Even those who support bringing an Icona-branded hotel in Ocean City must account for this history. What kind of tourism model are we choosing? Ocean City has long thrived on broad-based, middle-class family tourism. The Boardwalk’s arcades, mini-golf courses, eateries and shops depend on volume and accessibility. A smaller pool of high-end guests does not necessarily translate into greater economic benefit. Ten families buying pizza, playing games and going on rides may well contribute more to the Boardwalk economy than a single yacht club member seeking a curated, insulated experience.

By supporting a hotel on the Wayne Avenue side that fits the scale of the neighborhood, the community is extending a real olive branch. It’s a way to welcome new hospitality while keeping a strict ‘firewall’ at the Boardwalk frontage. This communicates that Ocean City is eager to invite new investment while protecting the public character of our most iconic space. It ensures that attractions remain open, visible and genuinely accessible, rather than gradually transformed into exclusive, limited-access venues with nominal public concessions.

Zoning is not merely a technical exercise. It is the community’s most powerful tool for shaping outcomes. 

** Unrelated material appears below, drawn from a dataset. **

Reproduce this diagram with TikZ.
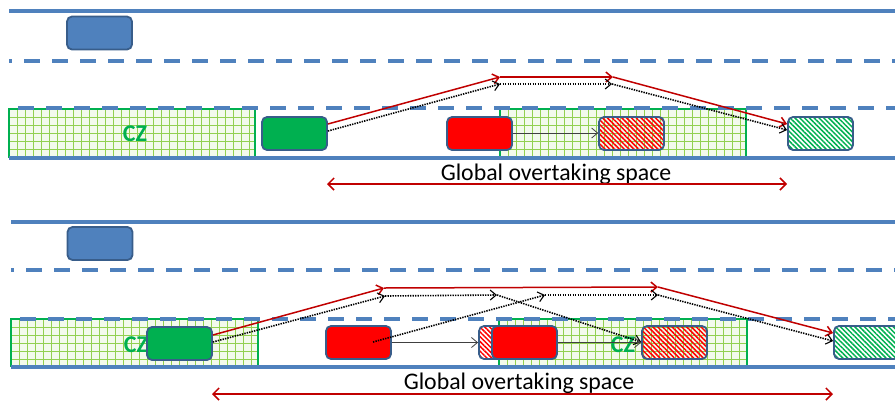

At 600 Boardwalk, a clean split is the firewall Ocean City needs. The Boardwalk is OCNJ’s front porch: our collective, taxpayer-funded public living room. And in a town where actual front porches are increasingly being replaced by insular megamansions and seldom-used vacation homes, protecting the one porch we all still share matters more than ever. If we fail to draw that line now, we may find that what was promised as shared space becomes, step by step, something far more exclusive than our town has ever intended.